Aiyana Stanley-Jones' dad gets 10-20 years in teen's killing
In an emotion-packed hearing, the father of slain 7-year-old Aiyana Stanley-Jones was sentenced Friday to 10-20 years in prison for his role in the 2010 shooting death of a Detroit teenager.
The resentencing of Charles Damon Jones for manslaughter and being a habitual offender brought some onlookers in Wayne County Circuit Court to tears, including family members of Je'rean Blake, whose slaying triggered the police manhunt that ended with Aiyana shot to death in her family's home during a raid.
"Everybody tells me to be strong. I can't stay strong no more," Blake's mother, Lyvonne Cargill, told Jones. "I need help. I feel like I'm about to have a nervous breakdown. I forgive you but I ain't going to never forget what you did. You and the other coward."
Authorities say Jones aided and abetted Chauncey Louis Owens, who was convicted of shooting Blake outside an east-side party store on May 14, 2010, by giving him the gun used in the killing. Owens shot the teen because he "didn't like" the way Blake had looked at him.
Jones will get credit for the 2,841 days he has served for the death of the 17-year-old and he could be released with the next two years with good conduct.

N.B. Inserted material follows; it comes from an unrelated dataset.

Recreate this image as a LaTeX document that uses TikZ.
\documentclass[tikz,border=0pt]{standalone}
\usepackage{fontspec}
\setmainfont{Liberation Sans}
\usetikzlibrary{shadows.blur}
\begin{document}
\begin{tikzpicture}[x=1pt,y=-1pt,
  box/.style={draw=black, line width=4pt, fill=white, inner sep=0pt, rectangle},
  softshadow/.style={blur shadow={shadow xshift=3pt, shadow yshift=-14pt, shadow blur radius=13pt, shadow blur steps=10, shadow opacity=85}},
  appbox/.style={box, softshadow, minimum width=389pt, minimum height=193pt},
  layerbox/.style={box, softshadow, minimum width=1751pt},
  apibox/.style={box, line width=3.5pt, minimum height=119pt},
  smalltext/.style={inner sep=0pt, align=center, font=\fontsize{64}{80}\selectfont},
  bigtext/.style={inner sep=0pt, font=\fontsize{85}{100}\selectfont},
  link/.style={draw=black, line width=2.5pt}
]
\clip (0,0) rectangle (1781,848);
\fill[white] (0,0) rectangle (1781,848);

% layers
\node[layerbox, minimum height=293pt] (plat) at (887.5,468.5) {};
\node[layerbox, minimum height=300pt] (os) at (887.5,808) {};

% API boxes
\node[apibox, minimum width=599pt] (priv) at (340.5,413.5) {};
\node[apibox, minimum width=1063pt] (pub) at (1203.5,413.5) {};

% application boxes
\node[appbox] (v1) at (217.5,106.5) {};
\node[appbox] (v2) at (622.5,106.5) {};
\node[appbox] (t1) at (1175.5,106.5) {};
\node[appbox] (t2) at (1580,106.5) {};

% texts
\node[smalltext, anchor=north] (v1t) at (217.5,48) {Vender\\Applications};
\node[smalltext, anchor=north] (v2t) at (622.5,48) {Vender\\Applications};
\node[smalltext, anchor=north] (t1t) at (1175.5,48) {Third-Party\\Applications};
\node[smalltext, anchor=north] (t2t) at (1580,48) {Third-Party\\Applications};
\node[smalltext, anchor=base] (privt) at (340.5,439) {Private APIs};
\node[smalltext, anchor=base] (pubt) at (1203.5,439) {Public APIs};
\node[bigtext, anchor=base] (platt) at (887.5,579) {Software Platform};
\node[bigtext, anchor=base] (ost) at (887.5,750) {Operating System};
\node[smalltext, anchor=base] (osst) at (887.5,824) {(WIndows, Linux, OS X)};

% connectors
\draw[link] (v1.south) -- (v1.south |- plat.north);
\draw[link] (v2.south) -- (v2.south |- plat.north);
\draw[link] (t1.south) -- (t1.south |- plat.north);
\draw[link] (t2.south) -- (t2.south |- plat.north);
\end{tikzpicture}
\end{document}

Earlier this month, Jones pleaded no contest as part of a sentencing agreement. He had faced 40-60 years in prison on the second-degree murder conviction before the Michigan Court of Appeals granted him a new trial in 2017.
Beside Blake's mother, his 10-year-old daughter and godmother spoke at Jones' sentencing Friday before Judge Wanda Evans.
Cargill admonished Jones, telling him, "I just don't understand two grown men ... You could have gotten someone else to jump up on him. I'd rather y'all fight him than killing him."
She said she keeps hoping she'll see her son, but instead "he's on my table in an urn."
"My son has a voice and I'm going to make sure this world don't forget about my son," said Cargill. "You stole his life and stole my heart, you and your partner-in-crime. That's all I got to say. I'm going to leave everything in God's hands."
Blake, who was a month away from graduating from high school and joining the U.S. Marines, left behind a 1 1/2-year-old daughter, Zyonna Cray, when he was killed. Blake's godmother, Lakese Anderson, read the girl's victim impact statement.
"How could you do this to my daddy?" asked Zyonna in her statement. "He was loved ... . This makes me cry every time I hear somebody talk about him. I go to sleep with no calls or hugs from my daddy. When I hear my friends talk about their daddy ... it makes me sad."
Jones apologized to Cargill and her family.
"I would like to offer my condolences to the family," said Jones. "I pray that they get to mourn, grieve and rejoice from my conviction. I'm sorry for their loss."
Evans told Cargill and Blake's family she "hopes that you can find peace." The judge told Jones to have no contact or "third-party" contact with Cargill and her family, ordering Jones' relatives to "stay off" and not try to contact Cargill and her family through Facebook, Snapchat, Twitter and other social media platforms.
"Your family needs to let it go," the judge said.
Evans told Jones that if he is released, she hopes that he is rehabilitated "to the point that you become a law-abiding citizen" and "that you contribute to society in a positive way and not a negative way."
The state Court of Appeals ruled two years ago that Jones was entitled to a new trial because the judge who presided over his trial did not adequately answer jurors' questions regarding his case during deliberations.
Witnesses testified during the trial that Owens had a brief encounter with Blake and came back to the store after and shot the teen to death.
Two days after Blake's slaying, police raided Jones' home on Detroit's east side looking for him in connection with the teen's death. During the operation, Aiyana was shot to death by Detroit police Officer Joseph Weekley, who was part of the Detroit Police Department Special Response Team.
Weekley said that seconds after entering the home, Aiyana's grandmother Mertilla Jones slapped at his MP5 submachine gun, causing it to fire a bullet that struck Aiyana, who had been sleeping on a sofa.
In April, Jones' family settled a lawsuit against the City of Detroit over the girl's death for $8.5 million.